How to Use servo1: Examples, Pinouts, and Specs

Servo1 is a servo motor designed to provide precise control of angular position. It is widely used in robotics, automation, and other applications requiring controlled movement. Servo1 operates by receiving a Pulse Width Modulation (PWM) signal, which determines its angular position. Its compact size and reliability make it ideal for projects such as robotic arms, pan-tilt camera systems, and RC vehicles.

• Operating Voltage: 4.8V to 6V
• Operating Current: 100mA to 250mA (depending on load)
• Stall Current: ~1A (at 6V)
• Torque: 2.5 kg·cm (at 4.8V), 3.0 kg·cm (at 6V)
• Operating Speed: 0.12 sec/60° (at 6V)
• Control Signal: PWM (Pulse Width Modulation)
• PWM Frequency: 50 Hz
• Angle Range: 0° to 180°
• Dimensions: 40mm x 20mm x 36mm
• Weight: 45g

1. Power Connection: Connect the VCC pin to a 5V or 6V regulated power supply. Ensure the power supply can handle the current requirements of the servo motor.
2. Ground Connection: Connect the GND pin to the ground of the power supply and the control circuit.
3. Signal Connection: Connect the Signal pin to a PWM-capable pin of a microcontroller (e.g., Arduino UNO).
4. PWM Signal: Generate a PWM signal with a frequency of 50 Hz. The duty cycle of the signal determines the angular position:
   • 1 ms pulse width corresponds to 0°.
   • 1.5 ms pulse width corresponds to 90°.
   • 2 ms pulse width corresponds to 180°.

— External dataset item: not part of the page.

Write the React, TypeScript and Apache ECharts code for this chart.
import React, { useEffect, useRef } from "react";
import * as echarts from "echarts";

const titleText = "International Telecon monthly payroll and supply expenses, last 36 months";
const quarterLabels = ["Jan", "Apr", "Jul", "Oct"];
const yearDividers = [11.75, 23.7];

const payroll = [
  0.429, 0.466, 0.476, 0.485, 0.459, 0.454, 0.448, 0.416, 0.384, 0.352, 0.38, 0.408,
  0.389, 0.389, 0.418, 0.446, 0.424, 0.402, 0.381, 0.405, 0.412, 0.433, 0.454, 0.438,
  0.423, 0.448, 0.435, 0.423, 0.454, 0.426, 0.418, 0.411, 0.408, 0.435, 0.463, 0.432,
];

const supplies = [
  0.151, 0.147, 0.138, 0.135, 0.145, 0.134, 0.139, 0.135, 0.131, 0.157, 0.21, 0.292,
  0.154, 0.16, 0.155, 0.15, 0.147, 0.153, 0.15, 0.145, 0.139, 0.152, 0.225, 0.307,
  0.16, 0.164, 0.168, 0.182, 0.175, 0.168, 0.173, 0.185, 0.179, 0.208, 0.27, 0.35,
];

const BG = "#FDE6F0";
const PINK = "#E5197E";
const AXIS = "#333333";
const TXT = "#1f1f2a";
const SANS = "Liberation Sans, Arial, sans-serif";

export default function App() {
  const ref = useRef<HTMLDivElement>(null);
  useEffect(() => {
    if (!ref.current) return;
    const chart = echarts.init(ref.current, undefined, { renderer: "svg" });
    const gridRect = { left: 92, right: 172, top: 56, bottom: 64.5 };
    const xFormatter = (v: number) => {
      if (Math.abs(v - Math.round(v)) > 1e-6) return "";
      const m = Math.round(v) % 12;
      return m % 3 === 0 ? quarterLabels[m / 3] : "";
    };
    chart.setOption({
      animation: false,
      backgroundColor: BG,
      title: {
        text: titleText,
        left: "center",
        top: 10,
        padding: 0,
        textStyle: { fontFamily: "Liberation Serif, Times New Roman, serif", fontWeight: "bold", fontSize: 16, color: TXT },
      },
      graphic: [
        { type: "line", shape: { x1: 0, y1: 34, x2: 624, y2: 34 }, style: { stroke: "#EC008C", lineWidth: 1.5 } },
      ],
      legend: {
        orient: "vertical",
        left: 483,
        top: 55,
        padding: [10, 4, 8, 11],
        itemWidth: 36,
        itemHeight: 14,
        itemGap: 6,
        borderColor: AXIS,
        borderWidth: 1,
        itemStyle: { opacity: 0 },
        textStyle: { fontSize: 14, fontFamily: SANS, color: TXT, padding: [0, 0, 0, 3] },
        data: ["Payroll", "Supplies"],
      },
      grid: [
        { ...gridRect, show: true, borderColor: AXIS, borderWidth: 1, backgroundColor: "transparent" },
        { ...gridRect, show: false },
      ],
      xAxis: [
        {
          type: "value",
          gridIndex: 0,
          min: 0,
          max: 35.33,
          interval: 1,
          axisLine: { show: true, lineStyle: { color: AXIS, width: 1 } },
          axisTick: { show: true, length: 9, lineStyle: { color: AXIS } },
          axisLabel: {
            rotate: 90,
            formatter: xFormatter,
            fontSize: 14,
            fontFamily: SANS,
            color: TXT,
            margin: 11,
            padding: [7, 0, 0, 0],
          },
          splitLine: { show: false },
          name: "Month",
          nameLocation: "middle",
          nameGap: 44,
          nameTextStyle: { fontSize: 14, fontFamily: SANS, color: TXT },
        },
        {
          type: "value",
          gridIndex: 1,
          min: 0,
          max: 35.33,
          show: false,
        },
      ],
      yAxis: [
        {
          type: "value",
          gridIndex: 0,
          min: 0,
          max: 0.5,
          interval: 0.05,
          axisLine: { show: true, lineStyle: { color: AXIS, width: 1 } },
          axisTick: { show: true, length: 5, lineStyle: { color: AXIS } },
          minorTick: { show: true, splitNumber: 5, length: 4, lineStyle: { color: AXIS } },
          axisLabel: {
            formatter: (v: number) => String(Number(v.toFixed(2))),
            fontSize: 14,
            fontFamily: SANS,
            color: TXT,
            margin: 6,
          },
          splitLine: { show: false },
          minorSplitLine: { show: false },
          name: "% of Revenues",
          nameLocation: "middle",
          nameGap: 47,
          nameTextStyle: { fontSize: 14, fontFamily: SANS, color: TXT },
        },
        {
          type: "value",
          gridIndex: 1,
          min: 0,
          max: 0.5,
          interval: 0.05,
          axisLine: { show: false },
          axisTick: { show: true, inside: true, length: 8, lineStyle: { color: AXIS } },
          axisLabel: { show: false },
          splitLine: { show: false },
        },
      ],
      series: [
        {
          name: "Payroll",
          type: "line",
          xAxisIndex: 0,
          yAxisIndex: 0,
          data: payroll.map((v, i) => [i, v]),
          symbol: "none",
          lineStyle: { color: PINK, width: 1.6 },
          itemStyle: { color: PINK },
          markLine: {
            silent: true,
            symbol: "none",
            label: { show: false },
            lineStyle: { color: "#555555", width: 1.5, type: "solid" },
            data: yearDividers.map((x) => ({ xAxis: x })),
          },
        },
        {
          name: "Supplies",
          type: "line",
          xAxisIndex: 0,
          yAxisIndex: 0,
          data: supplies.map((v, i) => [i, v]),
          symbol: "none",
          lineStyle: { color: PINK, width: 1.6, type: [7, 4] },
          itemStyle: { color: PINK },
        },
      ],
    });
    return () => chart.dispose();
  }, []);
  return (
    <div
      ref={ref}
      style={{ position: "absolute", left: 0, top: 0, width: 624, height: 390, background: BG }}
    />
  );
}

• Use a separate power supply for the servo motor if it draws significant current, as this prevents voltage drops that could affect the microcontroller.
• Avoid stalling the servo motor for extended periods, as this can cause overheating and damage.
• Use capacitors across the power supply to reduce noise and voltage fluctuations.
• Ensure the PWM signal is stable and within the specified frequency range (50 Hz).

Below is an example of how to control Servo1 using an Arduino UNO:

#include <Servo.h> // Include the Servo library

Servo servo1; // Create a Servo object to control Servo1

void setup() {
  servo1.attach(9); // Attach Servo1 to pin 9 on the Arduino
}

void loop() {
  servo1.write(0); // Move Servo1 to 0 degrees
  delay(1000);     // Wait for 1 second

  servo1.write(90); // Move Servo1 to 90 degrees
  delay(1000);      // Wait for 1 second

  servo1.write(180); // Move Servo1 to 180 degrees
  delay(1000);       // Wait for 1 second
}

1. Servo1 is not moving:

   • Ensure the power supply voltage is within the specified range (4.8V to 6V).
   • Verify that the Signal pin is receiving a valid PWM signal.
   • Check all connections for loose wires or poor soldering.

2. Servo1 jitters or moves erratically:

   • Ensure the PWM signal is stable and has a frequency of 50 Hz.
   • Use a capacitor (e.g., 100 µF) across the power supply to reduce noise.
   • Check for interference from other components in the circuit.

3. Servo1 overheats:

   • Avoid stalling the servo motor for extended periods.
   • Ensure the load on the servo does not exceed its torque rating.

4. Servo1 does not reach the full 0° to 180° range:

   • Verify that the PWM pulse width corresponds to the correct range (1 ms to 2 ms).
   • Check for mechanical obstructions that may limit movement.

• Can Servo1 operate at 3.3V?

  • No, Servo1 requires a minimum operating voltage of 4.8V. Using a lower voltage may result in erratic behavior or failure to operate.

• Can I control multiple Servo1 motors with one Arduino?

  • Yes, you can control multiple Servo1 motors using different PWM-capable pins on the Arduino. However, ensure the power supply can handle the combined current draw.

• What happens if I send a PWM signal outside the specified range?

  • Sending a PWM signal outside the 1 ms to 2 ms range may cause the servo to behave unpredictably or attempt to move beyond its physical limits, potentially damaging the motor.

By following this documentation, you can effectively integrate Servo1 into your projects and troubleshoot common issues.